Roberto - Esse negócio de dizer "fique tranquilo porque isso é da vontade de Deus", eu descobri que não é bem assim. Pirincipalmente quando se trata de sofirmento. Quando alguém diz: "Fique tranquilo porque esse sofrimento que você está tendo é da vontade de Deus". Eu não creio nisso. Deus não nos maltrata, porque nenhum pai maltrataria e daria um sofrimento a um filho. Deus tem me dado força para superar o sofrimento, mas Deus não nos dá sofrimento. Deus realmente bom e justo. Deus não dá a dor, dá a endorfina.
Pergunta - O seu carisma é comparado ao de Elvis Presley e Frank Sinatra. Como você se sente?
Roberto - Não tenho essa pretensão. Procuro fazer as coisas do jeito certo. Eu não tenho essa pretensão. Eu apenas canto.
Pergunta - Você poderia as mudanças políticas que ocorreram nas últimas eleições?
Roberto - É muito difícil comentar o resultado das eleições, porque a gente só vai saber depois o trabalho das pessoas que foram eleitas. Votar é muito delicado porque a gente não sabe se o candidato vai corresponder às nossas expectativas.
Pergunta - Como você a participação nos movimentos sociais e comunitários? Você com o seu carisma e influência tem algum papel em ajudar o Brasil de hoje?
Roberto - O importante não é só o artista se manifestar nas opotunidades que ele tem, mas opinar de modo pensado e equilibrado. As pessoas têm opiniões que nem sempre são certas. Ele tem que ter certeza da responsabilidade da opinião que ele está dando, senão é melhor ele ficar quieto.
Pergunta - Você não teme que o público santifique a sua imagem?
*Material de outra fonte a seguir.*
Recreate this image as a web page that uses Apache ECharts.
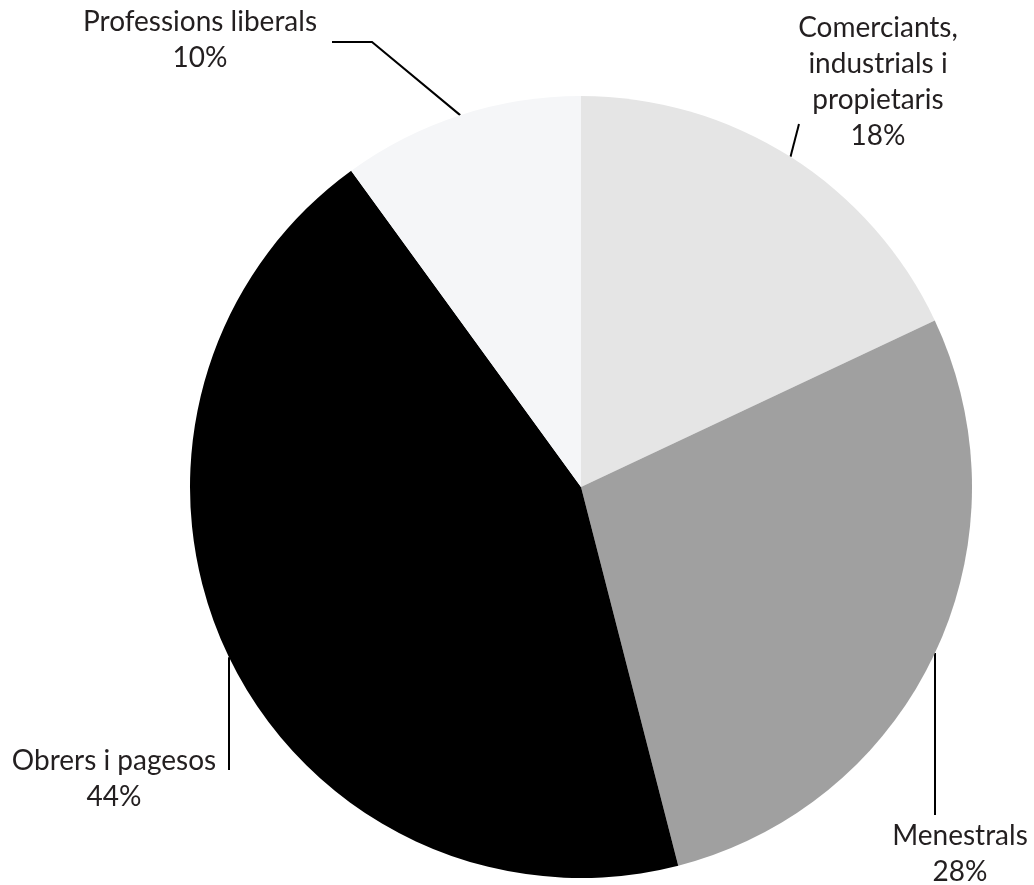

Roberto - Não tenho essa pretensão. Eu sou um espectador de mim mesmo. As músicas religiosas que eu tenho feito falam do meu sentimento, do meu pensamento, partindo das minhas necessidades.
Pergunta - Como você classifica este momento da sua vida?
Roberto - A minha vida hoje é difícil porque eu tenho que enfrentar tudo isso...(choro)...sem a presença física da pessoa que eu mais amo. Sem a presença física da pessoa que é o que há de mais importante, mais bonito e mais precioso que eu conheço. É difícil de encarar a vida dessa forma. Mas por se tratar desse amor sem limite, que é o meu amor e o da Maria Rita, eu luto e trato de superar todas as dificuldades.